Moving on to Acts, we find the Twelve completed once more by the lawful act of the Eleven (1:23-26). Then comes Pentecost and the filling with holy spirit of the apostles and the brethren with them. That took place in Jerusalem where, we are told, (2:5) Were "Jews, pious men from every nation under heaven." Some of these are listed at length, culminating in: "and Roman repatriates, Jews as well as proselytes, Cretans and Arabs" (2:10, 11). To these, the Apostle Peter declaims: "Men! Judeans! and all who are dwelling in Jerusalem! . . .." As Israelites they are not addressed—so far—and this might be held as conclusive for the British Israelites but for the unfortunate fact (for them) that presently Peter appeals even more forcibly: "Men! Israelites! (2:22) and then: "Men! Brethren!" (2:29). Then he concludes with the final, overwhelming appeal: "Then let all Israel's house know certainly that both Lord and Christ God makes Him—this, the Jesus Whom you crucify!"

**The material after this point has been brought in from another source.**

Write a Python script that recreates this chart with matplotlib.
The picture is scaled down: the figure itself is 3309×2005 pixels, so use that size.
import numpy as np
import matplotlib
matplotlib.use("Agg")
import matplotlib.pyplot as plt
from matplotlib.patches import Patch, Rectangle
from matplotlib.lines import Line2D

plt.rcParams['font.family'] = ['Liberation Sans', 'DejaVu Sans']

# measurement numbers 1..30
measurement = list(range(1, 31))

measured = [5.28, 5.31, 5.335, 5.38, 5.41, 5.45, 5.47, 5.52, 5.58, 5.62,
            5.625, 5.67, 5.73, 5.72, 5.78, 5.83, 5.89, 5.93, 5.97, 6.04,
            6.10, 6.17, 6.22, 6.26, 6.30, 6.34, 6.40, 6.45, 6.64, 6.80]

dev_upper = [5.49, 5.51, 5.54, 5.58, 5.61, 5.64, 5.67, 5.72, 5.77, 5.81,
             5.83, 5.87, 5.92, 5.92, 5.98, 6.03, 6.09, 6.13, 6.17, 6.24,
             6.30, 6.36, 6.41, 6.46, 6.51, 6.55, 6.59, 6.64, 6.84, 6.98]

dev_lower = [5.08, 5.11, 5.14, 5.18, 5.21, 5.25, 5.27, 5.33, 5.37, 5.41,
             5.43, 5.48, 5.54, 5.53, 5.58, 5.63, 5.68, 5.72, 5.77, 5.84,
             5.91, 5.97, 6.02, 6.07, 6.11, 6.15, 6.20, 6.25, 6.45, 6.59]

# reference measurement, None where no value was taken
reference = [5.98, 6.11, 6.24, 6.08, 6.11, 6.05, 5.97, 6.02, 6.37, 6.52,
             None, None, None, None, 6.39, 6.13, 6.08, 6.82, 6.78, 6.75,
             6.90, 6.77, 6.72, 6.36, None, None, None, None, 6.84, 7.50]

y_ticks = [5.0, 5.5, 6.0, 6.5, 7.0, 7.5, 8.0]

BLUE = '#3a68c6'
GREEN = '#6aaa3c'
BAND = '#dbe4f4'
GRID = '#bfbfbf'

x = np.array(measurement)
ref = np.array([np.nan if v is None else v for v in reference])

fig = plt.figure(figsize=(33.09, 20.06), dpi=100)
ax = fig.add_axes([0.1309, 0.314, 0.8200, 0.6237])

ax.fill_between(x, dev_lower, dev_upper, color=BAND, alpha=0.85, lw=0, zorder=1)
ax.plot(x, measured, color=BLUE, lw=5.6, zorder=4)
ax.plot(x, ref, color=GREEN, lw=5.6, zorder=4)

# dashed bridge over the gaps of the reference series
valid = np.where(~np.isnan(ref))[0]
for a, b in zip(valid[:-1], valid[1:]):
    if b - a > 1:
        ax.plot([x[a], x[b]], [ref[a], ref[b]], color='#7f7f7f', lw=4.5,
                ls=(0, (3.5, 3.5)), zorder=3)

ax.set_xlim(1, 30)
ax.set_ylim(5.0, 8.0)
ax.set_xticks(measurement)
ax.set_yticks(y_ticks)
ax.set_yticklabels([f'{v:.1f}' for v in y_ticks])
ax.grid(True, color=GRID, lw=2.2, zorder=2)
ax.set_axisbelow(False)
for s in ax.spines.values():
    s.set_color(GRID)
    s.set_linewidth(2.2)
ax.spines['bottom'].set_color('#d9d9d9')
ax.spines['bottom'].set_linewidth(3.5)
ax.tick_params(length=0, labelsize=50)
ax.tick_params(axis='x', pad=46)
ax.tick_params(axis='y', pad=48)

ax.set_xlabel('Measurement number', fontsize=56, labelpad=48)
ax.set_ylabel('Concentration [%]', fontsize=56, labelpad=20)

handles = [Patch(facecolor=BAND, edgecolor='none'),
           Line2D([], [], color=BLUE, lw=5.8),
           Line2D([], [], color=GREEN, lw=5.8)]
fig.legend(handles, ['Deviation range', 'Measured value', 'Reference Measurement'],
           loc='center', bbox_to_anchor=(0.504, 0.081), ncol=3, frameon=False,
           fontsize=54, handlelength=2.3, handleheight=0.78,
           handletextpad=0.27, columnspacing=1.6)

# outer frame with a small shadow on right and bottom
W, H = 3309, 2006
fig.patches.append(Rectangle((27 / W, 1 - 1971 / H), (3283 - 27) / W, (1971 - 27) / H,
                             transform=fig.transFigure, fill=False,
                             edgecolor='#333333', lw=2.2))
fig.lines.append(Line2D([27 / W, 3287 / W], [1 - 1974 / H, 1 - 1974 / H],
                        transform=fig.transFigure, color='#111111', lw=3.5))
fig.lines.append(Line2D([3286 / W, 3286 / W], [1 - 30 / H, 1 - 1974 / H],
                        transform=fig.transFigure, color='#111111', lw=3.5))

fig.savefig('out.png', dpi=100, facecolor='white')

Not only did this put the matter beyond any possibility of dispute, but Peter's hearers had no doubts about it either. They understood their own status as belonging to Israel's house; for they said at once: "Men! Brethren! what should we be doing?" Note the first person plural of the verb, poiEsOmen, we-should-be-doing. The appeal was not to other people. Again, at Solomon's portico Peter answers "the entire people" by "Men! Israelites! etc.," and refers to "the God of Abraham and the God of Isaac and the God of Jacob, the God of our fathers" (3:11-I3). Furthermore, to the Chief Priest and the elders and scribes assembled in Jerusalem, Peter says in his address: "Let it be known to you all and to the entire people of Israel. . . ." (4:10). In the prayer of Peter and John (4:27, 28) they refer to the action of " Herod, as well as Pontius Pilate, together with Gentiles and peoples of Israel." In Acts 5:21 we read: "Now the Chief Priest and those with him, coming along, call together the Sanhedrin and the entire senate of the sons of Israel." What could be more conclusive?

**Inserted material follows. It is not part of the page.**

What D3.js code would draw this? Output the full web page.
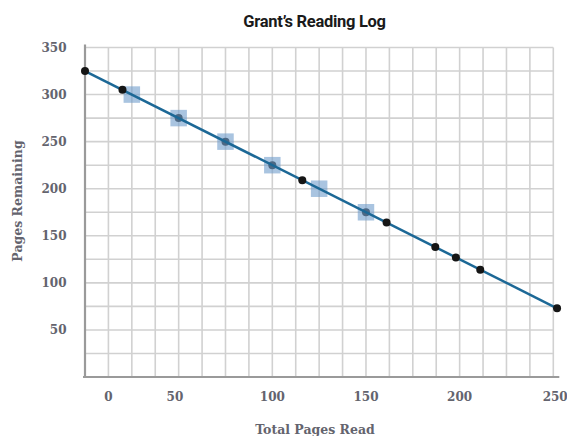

Nor is this left to the apostles, for we read (5:34): "Yet, rising, a certain Pharisee in the Sanhedrin, named Gamaliel, a law-teacher honoured by the entire people, gave orders to put the men outside for a short while, and said to them besides: "Men! Israelites! Take heed to yourselves. . . ."

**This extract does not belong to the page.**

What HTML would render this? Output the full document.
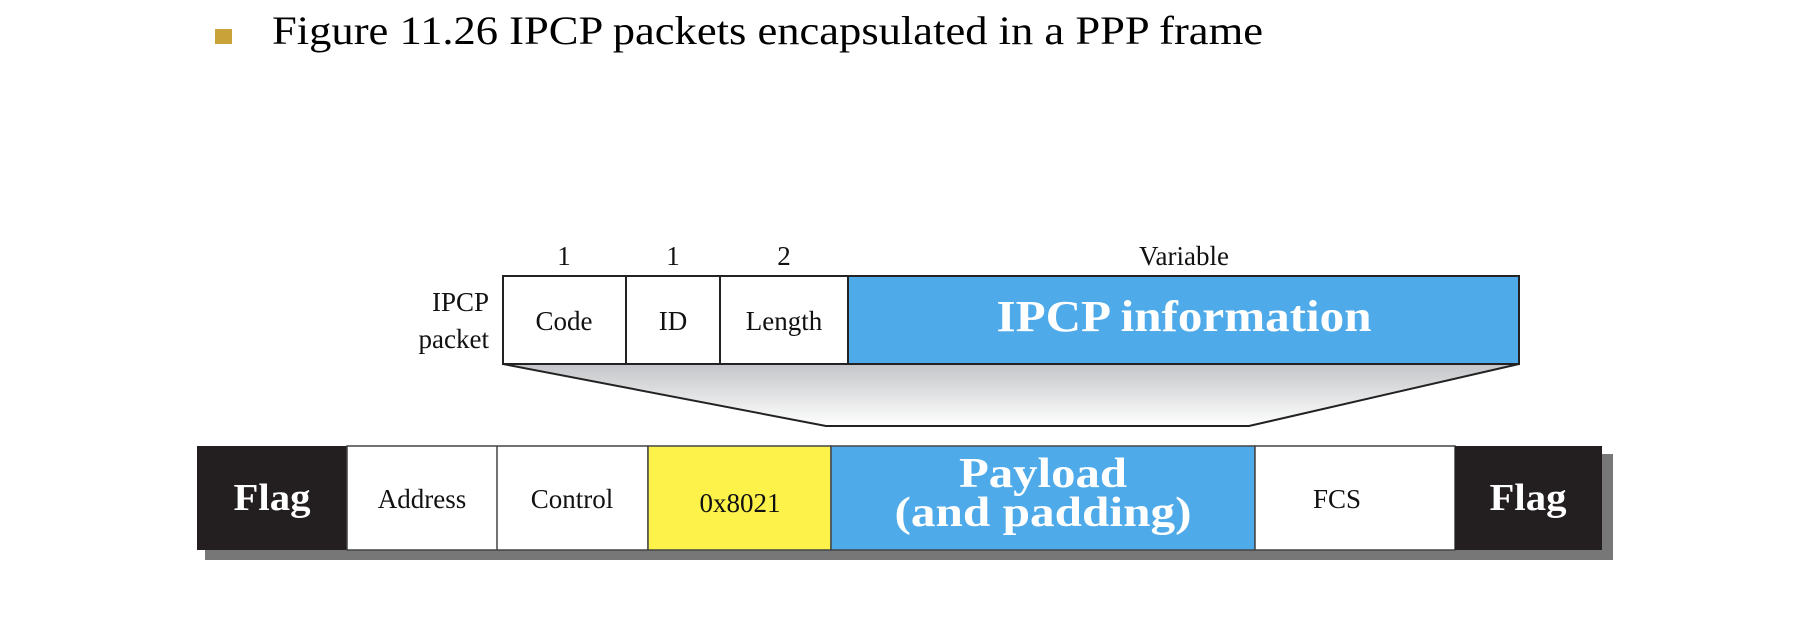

In Antioch, Pisidia, the Apostle Paul, in turn, speaks in a similar manner to the above quoted words of the Apostle Peter: "Men! Israelites! and those fearing God, hear! The God of this people Israel chooses our fathers. . . ." (Acts 13:16, 17). Further on, he declares: "From this one's seed, God, according to promise led to Israel a Saviour-Jesus. John's previous heralding, before his personal entering, was baptism of repentance to the entire people of Israel. . . . Men! Brethren! Sons of Abraham's race, and those among you fearing God! To us was the word of this, the salvation, despatched." (13:23, 24). Nothing could be less open to mis-construction! It is all about Israel, and nobody else.

Lastly, Jews from the province of Asia laid hands on Paul, crying: "Men! Israelites! Help! etc." Incidentally, this constitutes an admission by Jews that they are Israelites, though it is hard to see how anyone can doubt it. Also, in Acts 26:7 Paul speaks of our twelve tribes.

Little further evidence remains; but in view of the importance of the issue what exists is worth gathering up here. In Cor. 11:22 the Apostle Paul asserted that he was an Israelite, and in Phil. 3:5 that he was of the race of Israel. In 1. Cor. 10:18 he says to his readers: "Observe Israel according to flesh." That undoubtedly implies that Israel was available for observation, and not lost, as some would persuade us. James addresses "the twelve tribes," but as "those in the dispersion"—not as "lost." The word ioudas is most often a personal name. Only seven times in the Greek Scriptures does it refer to Judah—Matt. 2:6, twice; Luke 1:39; Heb. 7:14; 8:8; Rev. 5:5; 7:5. Yet Israel, israEl, occurs seventy times.

This closes Israel's history, so far as divine sources relate it. For their secular history we must turn to secular sources, for no other exist. Israel are now "lo-ammi," "not My people"; and in this condition they will remain until God is ready to receive them back. That time is not yet, for now, in Christ Jesus, covenant and its sign are availing nothing.